= Written problem =
Give the lines of the material verbatim, from the first line to the line with "(ellG) at (534,629)", including both.
-------- Provided data --------
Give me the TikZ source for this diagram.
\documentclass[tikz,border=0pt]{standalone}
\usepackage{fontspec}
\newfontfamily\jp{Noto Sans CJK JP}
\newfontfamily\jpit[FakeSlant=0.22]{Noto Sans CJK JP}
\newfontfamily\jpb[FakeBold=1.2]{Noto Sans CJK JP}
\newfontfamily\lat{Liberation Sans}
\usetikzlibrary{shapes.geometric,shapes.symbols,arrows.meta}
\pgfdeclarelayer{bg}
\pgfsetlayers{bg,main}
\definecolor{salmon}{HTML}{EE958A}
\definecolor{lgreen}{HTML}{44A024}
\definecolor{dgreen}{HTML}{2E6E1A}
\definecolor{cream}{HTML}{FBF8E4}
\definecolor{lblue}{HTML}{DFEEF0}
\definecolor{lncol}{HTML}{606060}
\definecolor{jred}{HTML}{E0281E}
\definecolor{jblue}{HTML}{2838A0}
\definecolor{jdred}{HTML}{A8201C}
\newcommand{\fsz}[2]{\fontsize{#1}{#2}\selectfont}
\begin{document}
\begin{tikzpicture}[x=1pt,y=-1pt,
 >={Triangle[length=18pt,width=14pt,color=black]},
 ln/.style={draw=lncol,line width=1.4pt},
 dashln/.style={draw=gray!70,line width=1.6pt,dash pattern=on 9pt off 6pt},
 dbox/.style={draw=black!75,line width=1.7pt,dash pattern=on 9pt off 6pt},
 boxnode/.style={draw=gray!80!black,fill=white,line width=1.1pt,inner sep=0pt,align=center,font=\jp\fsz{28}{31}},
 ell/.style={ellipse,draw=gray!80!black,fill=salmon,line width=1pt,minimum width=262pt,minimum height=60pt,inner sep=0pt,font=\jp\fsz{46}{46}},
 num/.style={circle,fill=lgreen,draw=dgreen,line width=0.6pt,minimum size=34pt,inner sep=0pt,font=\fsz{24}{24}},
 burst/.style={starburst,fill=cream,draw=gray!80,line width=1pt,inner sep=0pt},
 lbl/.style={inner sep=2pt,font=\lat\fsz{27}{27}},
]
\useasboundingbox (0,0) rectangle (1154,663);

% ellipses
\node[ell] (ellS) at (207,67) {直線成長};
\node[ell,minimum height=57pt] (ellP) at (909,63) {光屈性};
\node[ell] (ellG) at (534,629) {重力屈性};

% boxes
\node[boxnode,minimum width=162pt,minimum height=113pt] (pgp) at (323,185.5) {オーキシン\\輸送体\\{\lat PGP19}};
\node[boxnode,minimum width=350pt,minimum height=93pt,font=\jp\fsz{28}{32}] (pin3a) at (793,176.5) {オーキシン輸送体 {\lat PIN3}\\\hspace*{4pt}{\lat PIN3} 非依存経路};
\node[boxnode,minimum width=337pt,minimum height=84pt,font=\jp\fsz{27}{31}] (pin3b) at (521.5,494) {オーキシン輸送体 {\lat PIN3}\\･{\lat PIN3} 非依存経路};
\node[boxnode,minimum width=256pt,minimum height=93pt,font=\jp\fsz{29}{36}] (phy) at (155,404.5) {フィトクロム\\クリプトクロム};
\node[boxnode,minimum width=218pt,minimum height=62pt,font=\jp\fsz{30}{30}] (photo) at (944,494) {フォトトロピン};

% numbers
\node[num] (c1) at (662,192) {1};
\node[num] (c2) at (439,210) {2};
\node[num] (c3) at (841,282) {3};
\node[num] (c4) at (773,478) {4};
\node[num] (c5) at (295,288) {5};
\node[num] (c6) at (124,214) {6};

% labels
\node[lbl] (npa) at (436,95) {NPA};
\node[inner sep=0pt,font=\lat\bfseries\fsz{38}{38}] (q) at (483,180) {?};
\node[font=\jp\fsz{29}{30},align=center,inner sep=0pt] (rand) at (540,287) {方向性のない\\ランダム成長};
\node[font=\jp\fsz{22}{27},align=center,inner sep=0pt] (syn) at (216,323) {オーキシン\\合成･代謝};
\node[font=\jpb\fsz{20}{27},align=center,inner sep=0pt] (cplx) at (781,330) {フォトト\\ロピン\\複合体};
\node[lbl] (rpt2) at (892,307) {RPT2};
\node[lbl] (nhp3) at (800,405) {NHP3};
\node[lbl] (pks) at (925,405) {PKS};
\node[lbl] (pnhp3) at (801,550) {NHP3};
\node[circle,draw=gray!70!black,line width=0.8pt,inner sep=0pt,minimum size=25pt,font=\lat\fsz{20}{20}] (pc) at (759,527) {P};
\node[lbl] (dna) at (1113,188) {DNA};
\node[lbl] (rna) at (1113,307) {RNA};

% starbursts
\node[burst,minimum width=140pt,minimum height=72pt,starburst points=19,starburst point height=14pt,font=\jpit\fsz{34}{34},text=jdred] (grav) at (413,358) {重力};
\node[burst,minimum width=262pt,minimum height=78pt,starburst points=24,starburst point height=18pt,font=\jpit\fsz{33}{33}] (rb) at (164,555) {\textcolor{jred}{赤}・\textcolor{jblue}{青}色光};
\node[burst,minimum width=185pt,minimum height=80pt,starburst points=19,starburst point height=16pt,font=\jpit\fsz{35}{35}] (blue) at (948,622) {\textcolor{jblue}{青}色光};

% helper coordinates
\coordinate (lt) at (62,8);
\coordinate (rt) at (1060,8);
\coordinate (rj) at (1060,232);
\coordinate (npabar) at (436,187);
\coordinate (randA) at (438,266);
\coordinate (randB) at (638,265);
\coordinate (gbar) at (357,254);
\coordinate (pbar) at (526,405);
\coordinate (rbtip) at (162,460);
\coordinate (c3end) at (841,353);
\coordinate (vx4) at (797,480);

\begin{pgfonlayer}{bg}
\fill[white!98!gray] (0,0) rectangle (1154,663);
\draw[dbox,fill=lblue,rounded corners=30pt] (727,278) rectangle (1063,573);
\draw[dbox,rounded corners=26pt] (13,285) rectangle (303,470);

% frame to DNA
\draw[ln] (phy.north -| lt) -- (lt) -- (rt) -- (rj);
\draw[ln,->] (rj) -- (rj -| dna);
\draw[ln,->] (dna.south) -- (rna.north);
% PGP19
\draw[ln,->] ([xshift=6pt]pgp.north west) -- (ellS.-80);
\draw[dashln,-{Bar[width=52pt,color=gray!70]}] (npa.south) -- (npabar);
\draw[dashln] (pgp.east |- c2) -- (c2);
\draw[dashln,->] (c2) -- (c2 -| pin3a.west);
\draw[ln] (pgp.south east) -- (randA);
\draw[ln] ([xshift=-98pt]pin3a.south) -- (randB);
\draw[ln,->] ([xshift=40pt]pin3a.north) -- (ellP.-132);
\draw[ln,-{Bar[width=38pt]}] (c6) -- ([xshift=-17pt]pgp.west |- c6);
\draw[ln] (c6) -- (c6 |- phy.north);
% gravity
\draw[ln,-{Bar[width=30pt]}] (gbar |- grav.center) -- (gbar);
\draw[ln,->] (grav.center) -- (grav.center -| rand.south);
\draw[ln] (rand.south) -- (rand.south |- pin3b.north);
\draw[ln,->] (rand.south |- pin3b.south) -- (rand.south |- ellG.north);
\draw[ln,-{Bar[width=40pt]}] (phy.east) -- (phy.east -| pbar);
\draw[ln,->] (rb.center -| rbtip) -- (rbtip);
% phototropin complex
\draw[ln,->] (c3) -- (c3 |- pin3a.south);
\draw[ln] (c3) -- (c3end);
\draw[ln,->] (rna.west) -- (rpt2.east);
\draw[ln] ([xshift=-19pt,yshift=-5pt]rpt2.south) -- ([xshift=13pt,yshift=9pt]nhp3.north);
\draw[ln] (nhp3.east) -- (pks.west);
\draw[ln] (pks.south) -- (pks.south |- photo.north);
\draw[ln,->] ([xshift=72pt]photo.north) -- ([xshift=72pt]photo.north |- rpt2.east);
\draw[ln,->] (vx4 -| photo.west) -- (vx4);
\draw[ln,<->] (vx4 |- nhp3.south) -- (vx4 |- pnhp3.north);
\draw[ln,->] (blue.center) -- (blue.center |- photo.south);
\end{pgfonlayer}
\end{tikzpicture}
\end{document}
--------
= Worked answer =
Give me the TikZ source for this diagram.
\documentclass[tikz,border=0pt]{standalone}
\usepackage{fontspec}
\newfontfamily\jp{Noto Sans CJK JP}
\newfontfamily\jpit[FakeSlant=0.22]{Noto Sans CJK JP}
\newfontfamily\jpb[FakeBold=1.2]{Noto Sans CJK JP}
\newfontfamily\lat{Liberation Sans}
\usetikzlibrary{shapes.geometric,shapes.symbols,arrows.meta}
\pgfdeclarelayer{bg}
\pgfsetlayers{bg,main}
\definecolor{salmon}{HTML}{EE958A}
\definecolor{lgreen}{HTML}{44A024}
\definecolor{dgreen}{HTML}{2E6E1A}
\definecolor{cream}{HTML}{FBF8E4}
\definecolor{lblue}{HTML}{DFEEF0}
\definecolor{lncol}{HTML}{606060}
\definecolor{jred}{HTML}{E0281E}
\definecolor{jblue}{HTML}{2838A0}
\definecolor{jdred}{HTML}{A8201C}
\newcommand{\fsz}[2]{\fontsize{#1}{#2}\selectfont}
\begin{document}
\begin{tikzpicture}[x=1pt,y=-1pt,
 >={Triangle[length=18pt,width=14pt,color=black]},
 ln/.style={draw=lncol,line width=1.4pt},
 dashln/.style={draw=gray!70,line width=1.6pt,dash pattern=on 9pt off 6pt},
 dbox/.style={draw=black!75,line width=1.7pt,dash pattern=on 9pt off 6pt},
 boxnode/.style={draw=gray!80!black,fill=white,line width=1.1pt,inner sep=0pt,align=center,font=\jp\fsz{28}{31}},
 ell/.style={ellipse,draw=gray!80!black,fill=salmon,line width=1pt,minimum width=262pt,minimum height=60pt,inner sep=0pt,font=\jp\fsz{46}{46}},
 num/.style={circle,fill=lgreen,draw=dgreen,line width=0.6pt,minimum size=34pt,inner sep=0pt,font=\fsz{24}{24}},
 burst/.style={starburst,fill=cream,draw=gray!80,line width=1pt,inner sep=0pt},
 lbl/.style={inner sep=2pt,font=\lat\fsz{27}{27}},
]
\useasboundingbox (0,0) rectangle (1154,663);

% ellipses
\node[ell] (ellS) at (207,67) {直線成長};
\node[ell,minimum height=57pt] (ellP) at (909,63) {光屈性};
\node[ell] (ellG) at (534,629) {重力屈性};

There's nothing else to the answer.